Is it possible to make a living from it?

It’s hard to make money from women’s soccer; until not so long ago, it wasn’t even possible, but in my opinion a lot of that has to with our coverage in the media. In the final of the last Women’s World Cup, the viewing ratings were really high, so there is interest and I think it’s worth the fight. The future is rosy for women in soccer.

You don’t look especially aggressive or muscular.

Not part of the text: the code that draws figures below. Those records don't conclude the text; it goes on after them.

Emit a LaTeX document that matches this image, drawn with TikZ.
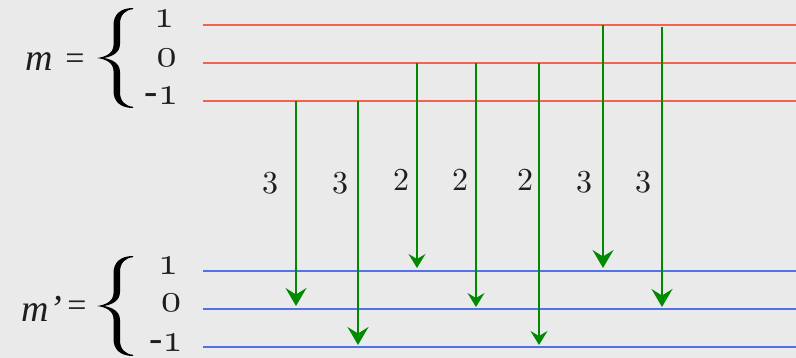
\documentclass[tikz,border=0pt]{standalone}
\usepackage{fontspec}
\usepackage{graphicx}
\setmainfont{Liberation Serif}
\newfontfamily\lmr{lmroman10-regular.otf}
\usetikzlibrary{arrows.meta}
\definecolor{bgc}{HTML}{EAEAEA}
\definecolor{redc}{HTML}{F26450}
\definecolor{bluec}{HTML}{5272EC}
\definecolor{greenc}{HTML}{008A00}
\definecolor{inkc}{HTML}{1E1E1E}
\newcommand\osn[1]{{\usefont{OML}{cmm}{m}{it}#1}}
\tikzset{
  lvlA/.style={draw=redc, line width=1.3pt},
  lvlB/.style={draw=bluec, line width=1.3pt},
  transbig/.style={draw=greenc, line width=2pt, -{Stealth[length=18pt,width=21pt,inset=6.5pt]}},
  transsmall/.style={draw=greenc, line width=1.5pt, -{Stealth[length=14pt,width=17pt,inset=5pt]}},
  lbl/.style={font=\lmr\fontsize{32}{32}\selectfont, inner sep=0pt, text=inkc},
  lvlnum/.style={font=\fontsize{10}{12}\selectfont, inner sep=0pt, text=inkc},
  mlabel/.style={font=\fontsize{38}{38}\selectfont\itshape, inner sep=0pt, text=inkc},
  eqs/.style={font=\fontsize{34}{34}\selectfont, inner sep=0pt, text=inkc},
  bracefill/.style={fill=black},
}
\begin{document}
\begin{tikzpicture}[x=1pt,y=-1pt]
\fill[bgc] (0,0) rectangle (796,358);
\useasboundingbox (0,0) rectangle (796,358);
% braces
\foreach \dy in {0, 248} {
\begin{scope}[shift={(0,\dy)}]
\fill[bracefill] (133,8) .. controls (121,8) and (113.5,14) .. (113.5,25)
  -- (113.5,45) .. controls (113.5,53) and (106,57) .. (97,58)
  .. controls (106,59) and (113.5,63) .. (113.5,71)
  -- (113.5,91) .. controls (113.5,102) and (121,108) .. (133,108)
  -- (133,106.8) .. controls (125,106) and (120,101) .. (120,92)
  -- (120,72) .. controls (120,64) and (113,59.5) .. (104,58)
  .. controls (113,56.5) and (120,52) .. (120,44)
  -- (120,24) .. controls (120,15) and (125,10) .. (133,9.2) -- cycle;
\end{scope}
}
\coordinate (br1) at (116,58);
\coordinate (br2) at (116,306);
% left labels
\node[mlabel] (m) at (39,61.5) {m};
\node[eqs] (eq1) at (75,61.5) {=};
\node[lvlnum] (t1) at (164,19) {\scalebox{4}{\osn{1}}};
\node[lvlnum] (t0) at (166.5,58) {\scalebox{4}{\osn{0}}};
\node[lvlnum] (tm) at (161.5,96) {\scalebox{4}{-\osn{1}}};
\node[mlabel] (mp) at (42,309) {m’};
\node[eqs] (eq2) at (77,309) {=};
\node[lvlnum] (b1) at (168,266) {\scalebox{4}{\osn{1}}};
\node[lvlnum] (b0) at (171,303) {\scalebox{4}{\osn{0}}};
\node[lvlnum] (bm) at (166,343) {\scalebox{4}{-\osn{1}}};
% level lines
\coordinate (ra1) at (203,25);  \coordinate (rb1) at (796,25);
\coordinate (ra0) at (203,63);  \coordinate (rb0) at (796,63);
\coordinate (ram) at (203,101); \coordinate (rbm) at (796,101);
\coordinate (ba1) at (203,271); \coordinate (bb1) at (796,271);
\coordinate (ba0) at (203,309); \coordinate (bb0) at (796,309);
\coordinate (bam) at (203,347); \coordinate (bbm) at (796,347);
\draw[lvlA] (ra1) -- (rb1);
\draw[lvlA] (ra0) -- (rb0);
\draw[lvlA] (ram) -- (rbm);
\draw[lvlB] (ba1) -- (bb1);
\draw[lvlB] (ba0) -- (bb0);
\draw[lvlB] (bam) -- (bbm);
% transitions
\coordinate (s1) at (296,101); \coordinate (e1) at (296,306);
\coordinate (s2) at (358,101); \coordinate (e2) at (358,345);
\coordinate (s3) at (417,63);  \coordinate (e3) at (417,268);
\coordinate (s4) at (476,63);  \coordinate (e4) at (476,307);
\coordinate (s5) at (539,63);  \coordinate (e5) at (539,345);
\coordinate (s6) at (603,25);  \coordinate (e6) at (603,268);
\coordinate (s7) at (662,27);  \coordinate (e7) at (662,307);
\draw[transbig] (s1) -- (e1);
\draw[transbig] (s2) -- (e2);
\draw[transsmall] (s3) -- (e3);
\draw[transsmall] (s4) -- (e4);
\draw[transsmall] (s5) -- (e5);
\draw[transbig] (s6) -- (e6);
\draw[transbig] (s7) -- (e7);
% weights
\node[lbl] (w1) at (270,183.5) {3};
\node[lbl] (w2) at (340,183.5) {3};
\node[lbl] (w3) at (401,180) {2};
\node[lbl] (w4) at (460,180) {2};
\node[lbl] (w5) at (525,180) {2};
\node[lbl] (w6) at (584,182.5) {3};
\node[lbl] (w7) at (643,182.5) {3};
\end{tikzpicture}
\end{document}
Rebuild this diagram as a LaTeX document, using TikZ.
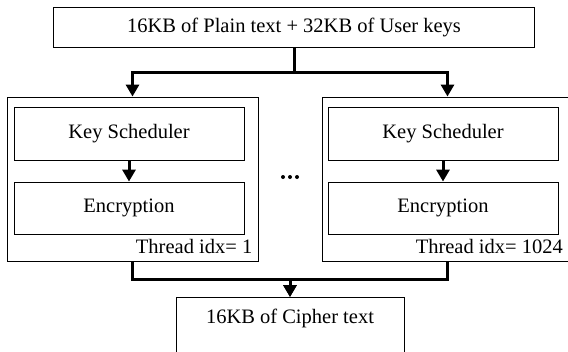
\documentclass[tikz,border=0pt]{standalone}
\usepackage{fontspec}
\setmainfont{Liberation Serif}
\usetikzlibrary{arrows.meta}

\tikzset{
    box/.style={draw, line width=0.9pt, inner sep=0pt},
    flow/.style={line width=3pt, -{Triangle[length=12pt,width=13pt]}},
}

\begin{document}
\begin{tikzpicture}[x=1pt, y=-1pt, font=\fontsize{20.5}{24}\selectfont]
    \clip (0,0) rectangle (568,351);

    \node[box, minimum width=481pt, minimum height=40pt] (input) at (294,27) {16KB of Plain text + 32KB of User keys};

    % thread boxes
    \node[box, minimum width=251pt, minimum height=164pt] (threadA) at (132.5,179) {};
    \node[box, minimum width=251pt, minimum height=164pt] (threadB) at (447.5,179) {};

    \node[box, minimum width=230pt, minimum height=53pt] (keyA) at (129,133.5) {Key Scheduler};
    \node[box, minimum width=230pt, minimum height=52pt] (encA) at (129,208) {Encryption};
    \node[box, minimum width=230pt, minimum height=53pt] (keyB) at (443,133.5) {Key Scheduler};
    \node[box, minimum width=230pt, minimum height=52pt] (encB) at (443,208) {Encryption};

    \node[anchor=base east, inner sep=0pt] (idxA) at ([xshift=-6pt,yshift=8pt]threadA.south east) {Thread idx= 1};
    \node[anchor=base east, inner sep=0pt] (idxB) at (563,253) {Thread idx= 1024};

    \foreach \dx in {-7,0,7}
        \fill (290+\dx,177) circle (2pt);

    \node[box, anchor=north, minimum width=228pt, minimum height=80pt] (cipher) at (290,297) {};
    \node (ciphertxt) at (290,318) {16KB of Cipher text};

    % connectors
    \coordinate (split) at (294,72);
    \coordinate (join) at (290,279);
    \draw[flow] (input.south) -- (split) -| (threadA.north);
    \draw[flow] (input.south) -- (split) -| (threadB.north);
    \draw[flow] (keyA) -- (encA);
    \draw[flow] (keyB) -- (encB);
    \draw[flow] (threadA.south) |- (join) -- (cipher.north);
    \draw[flow] (threadB.south) |- (join) -- (cipher.north);
\end{tikzpicture}
\end{document}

That’s the beauty of soccer – there’s no one look for a player. I would say that some of the best players in the world don’t even look especially like athletes. Of course, there are some people you look at and say, “Ah, he’s a professional athlete.” There are some sports where that can’t be avoided. But in soccer you don’t need to be built like King Kong. There’s room for diversity; you have to be fast, but there are different types of speed.

What are you good at?

I’m good at techniques with the ball, at the ability to see the game as a whole and at understanding what’s happening around me. I’m not the biggest person physically, so maybe I won’t push anyone, but I’m relatively fast and I have other advantages, because much of soccer is making decisions, like what to do with the ball when it gets to you. Recently, since maturing as a player, I’ve discovered that what helps me most is to relax. Being wound up sometimes works better for other players, but what works for me is simply to relax.

What are your ambitions?

Until now, my main goal was to be a better player – I still haven’t reached the peak of my potential. I’d like to play in one of the senior leagues, like in Spain, and would like to go home and prove myself in the American league, too.

Good luck.

I would like to say, especially to children: Don’t let others define you. I’ve had challenges in life, there were coaches who didn’t see or appreciate what I brought to the team, but over the years I came to understand that the opinion of other people is their opinion alone, and that it doesn’t necessarily reflect reality. If you believe in yourself, you simply don’t have to listen.